About 750 Grade 7 students from 19 schools at northeast Dufferin-Peel Catholic District School Board schools attended the January 28 event designed to help youth find issues they are passionate about and spur them to action on those issues.
The event opened with lyrical inspiration from country singer/songwriter Sacha, who was followed by presentations by ACCESS founder Daniel Francavilla, school board student trustees Izabella Balcerak and Meghana Benoy and members of Cardinal Ambrozic’s student-led anti-bullying and leadership group.
After the presentations, students moved into workshops to discuss ideas on local and global issues, education and learning, student well-being and Catholic education.
“I think it’s important to be heard,” said Rheana Isaac, a Grade 8 student at St Agnes Catholic School, who was helping present the conference. When youth speak up they can help themselves and others, insisted 13-year-old schoolmate Therese Perucho.
Speakers and presenters were in chorus in telling students they have a powerful role to play in their communities.
“There’s no better time to speak up than now”
Francavilla, 24, told the elementary school students.

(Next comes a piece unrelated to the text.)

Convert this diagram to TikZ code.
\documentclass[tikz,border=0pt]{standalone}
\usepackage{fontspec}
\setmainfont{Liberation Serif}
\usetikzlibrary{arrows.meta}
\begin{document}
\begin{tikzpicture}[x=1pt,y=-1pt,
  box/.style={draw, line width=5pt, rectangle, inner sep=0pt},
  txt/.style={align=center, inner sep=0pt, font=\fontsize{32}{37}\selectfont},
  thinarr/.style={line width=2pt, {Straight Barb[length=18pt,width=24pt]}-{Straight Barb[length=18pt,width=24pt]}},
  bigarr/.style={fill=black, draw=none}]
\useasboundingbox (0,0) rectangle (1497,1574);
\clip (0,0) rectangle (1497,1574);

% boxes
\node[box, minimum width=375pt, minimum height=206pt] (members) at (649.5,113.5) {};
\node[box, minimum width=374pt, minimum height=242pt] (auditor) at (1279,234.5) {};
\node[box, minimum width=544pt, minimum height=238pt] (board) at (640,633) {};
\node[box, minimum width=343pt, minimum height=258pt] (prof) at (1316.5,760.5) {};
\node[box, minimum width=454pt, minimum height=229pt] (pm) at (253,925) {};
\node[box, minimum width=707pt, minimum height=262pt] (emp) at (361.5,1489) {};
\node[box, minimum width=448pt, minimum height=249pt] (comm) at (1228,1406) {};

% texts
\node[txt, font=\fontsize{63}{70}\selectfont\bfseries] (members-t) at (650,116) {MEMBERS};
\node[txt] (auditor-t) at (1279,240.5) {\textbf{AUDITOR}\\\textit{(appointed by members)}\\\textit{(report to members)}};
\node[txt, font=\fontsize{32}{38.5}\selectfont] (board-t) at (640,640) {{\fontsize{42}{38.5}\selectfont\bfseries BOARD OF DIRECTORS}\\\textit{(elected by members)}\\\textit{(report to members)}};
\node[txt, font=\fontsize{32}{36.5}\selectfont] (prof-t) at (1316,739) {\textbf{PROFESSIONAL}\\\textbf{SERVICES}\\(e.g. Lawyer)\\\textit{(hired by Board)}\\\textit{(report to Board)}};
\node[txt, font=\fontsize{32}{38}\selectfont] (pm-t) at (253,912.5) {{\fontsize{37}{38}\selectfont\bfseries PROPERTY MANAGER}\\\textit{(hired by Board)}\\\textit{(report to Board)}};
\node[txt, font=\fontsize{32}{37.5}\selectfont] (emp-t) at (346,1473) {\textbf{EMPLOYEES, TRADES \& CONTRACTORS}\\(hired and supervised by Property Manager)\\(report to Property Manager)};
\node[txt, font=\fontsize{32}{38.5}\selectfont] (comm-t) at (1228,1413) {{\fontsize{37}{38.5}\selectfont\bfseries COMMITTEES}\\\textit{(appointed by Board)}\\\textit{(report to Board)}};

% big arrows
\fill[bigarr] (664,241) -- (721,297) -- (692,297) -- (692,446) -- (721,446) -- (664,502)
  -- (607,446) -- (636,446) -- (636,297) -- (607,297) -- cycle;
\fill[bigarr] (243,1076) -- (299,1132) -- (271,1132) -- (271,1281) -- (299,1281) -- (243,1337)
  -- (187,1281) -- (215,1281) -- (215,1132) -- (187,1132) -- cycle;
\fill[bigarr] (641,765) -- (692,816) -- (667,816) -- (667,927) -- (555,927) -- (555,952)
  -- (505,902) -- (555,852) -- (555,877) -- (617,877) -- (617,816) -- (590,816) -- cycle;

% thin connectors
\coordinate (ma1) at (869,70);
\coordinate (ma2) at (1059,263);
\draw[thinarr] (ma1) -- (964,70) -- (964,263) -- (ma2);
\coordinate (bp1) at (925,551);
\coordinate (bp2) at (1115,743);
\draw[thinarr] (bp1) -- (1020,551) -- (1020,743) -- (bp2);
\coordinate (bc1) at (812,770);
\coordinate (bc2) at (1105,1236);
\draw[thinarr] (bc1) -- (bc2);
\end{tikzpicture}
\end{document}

A graduate of St. Marguerite d’Youville Secondary School, Francavilla recounted how he started a charity, now supporting projects locally and abroad, when he was in Grade 10.
He signed up for a school trip to the Dominican Republic. What he saw opened his eyes to the reality that most of the world lives in poverty.
“It was very different than seeing it on TV,” Francavilla said.
He recalled returning home and sharing his experience with the congregation at his church and launching a fundraiser to buy school uniforms for children in the Dominican Republic. He collected over $8,000 that weekend and essentially started ACCESS.
The youth-led non-profit, originally founded to help students in developing countries access education, has evolved to also empower youth who want to make positive social change.
“If you come together as a group and you focus on an issue, you can come up with a solution right on the spot,” he said, and suggested change doesn’t always have to take years.
Conference activities culminated with a “call to action” by St. Patrick’s parish pastor Father Vito Marziliano.